Big animals on the move as Sedgwick County Zoo begins 25-year expansion project
Milkdud is moving in with his African cousin, and Mrs. Bates and Snuggles will be living next door.
Call it redevelopment, zoo style.
The next few weeks will bring moving day for animals large and small at the Sedgwick County Zoo as the state’s largest outdoor family attraction begins a 25-year process of rebuilding and expansion.
The first noticeable change will be the demolition of the second-oldest building at the zoo, a 47-year-old Asian-themed barn with a corrugated steel roof. It will be torn down to make way for a temporary entrance while the main entrance is rebuilt at twice its current size.
That will be followed by a new home for the Amur leopards and new office space for zoo staff. And a solar-powered train.
The changes will mean that Milkdud, a 1,400-pound Zebu bull native to south Asia, will be leaving the Asian barn, the only home he’s known since he was born at the zoo in 2010. He’ll be bunking with the Watusi cattle at the African Barn.
Mrs. Bates and Snuggles, water buffalo, are headed for a new space adjacent to the African Barn. Mrs. Bates, by the way, is the longest living resident of the Asian Barn, having come to the zoo in 1999.
Then there are the three yaks, Yaffa and Elena, residents of the Asian Barn since 2007 and Gus, class of 2010. They’ll move into new digs across the trail from the American Barn.
Twinkie and Wilbur, the zoo’s two Asian pot-bellied pigs, have already moved in with their porcine relatives in the American Barn. Various Asiatic sheep, chickens, geese and ducks have also been migrated to new habitats, or are about to.
Zoo staff isn’t too worried about all the moving around.
“Once they get there and get over the initial confusion, they’ll be like ‘It’s the new normal,’” said Callene Rapp, senior farm keeper.
It’s all part of the beginning of the implementation of a 25-year master plan announced last year by the county and the Zoological Society.
That blueprint calls for the eventual transformation of the zoo from a day trip for locals into a full-scale, multi-day vacation destination including an African safari theme hotel and waterpark, said David Dennis, chairman of the county commission and a member of the zoo board.
The entryway was selected as one of the first projects because the lines are too long to wait in the summer sun, he said.
The current zoo entry, circa 1971, only has enough space for four entry lanes for customers. The new entry will have eight lanes and a separate entrance for people who want to buy a zoo membership, Dennis said.
The zoo headquarters, in a remote and inadequate building north of the main zoo, will be relocated as part of the entry project and consolidated with other office space scattered around the grounds, he said.
The Amur leopards, native to southeastern Russia and northern China, are a critically endangered species that are nearly extinct in the wild.

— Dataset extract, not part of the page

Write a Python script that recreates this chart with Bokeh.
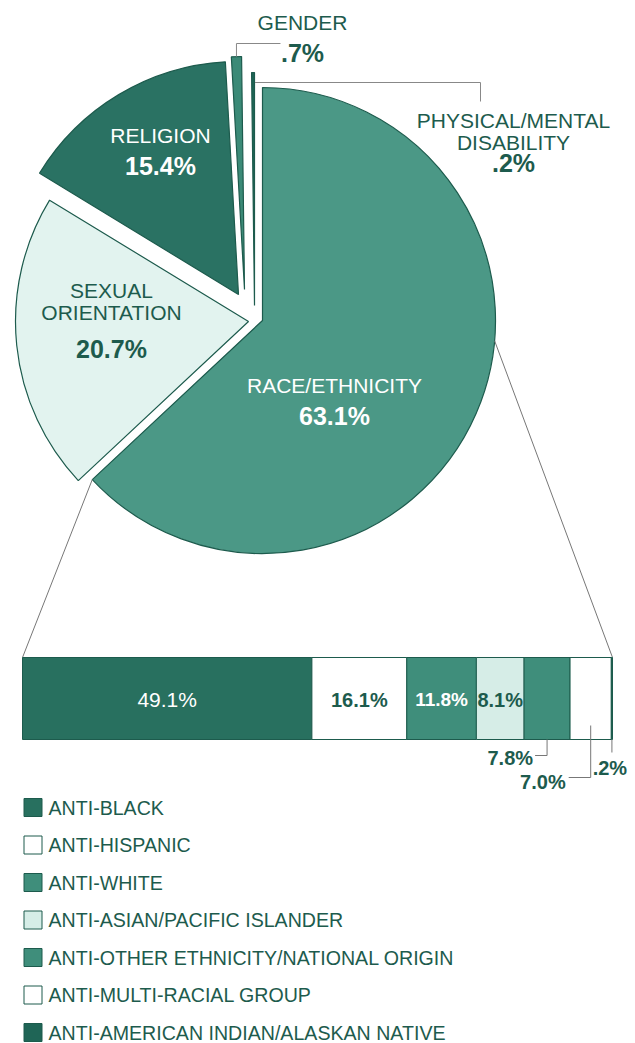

Their zoo habitat was state of the art in 1973, but “the existing exhibit definitely needs to be replaced,” Dennis said.
And, “everybody wants a train,” so the zoo is working with Chance Rides, the Wichita-based maker of carnival rides and various types of people movers, to build a mini-railway that will be fun for the guests and help generate additional revenue for the zoo, Dennis said.
The train will resemble an 1800s locomotive, but will actually have a state-of-the-art electric drive with lithium batteries recharged by solar panels, he said.
Dennis said the zoo hopes to have those first-phase improvements done in time for a ribbon cutting to celebrate the zoo’s 50th year in the summer of 2021.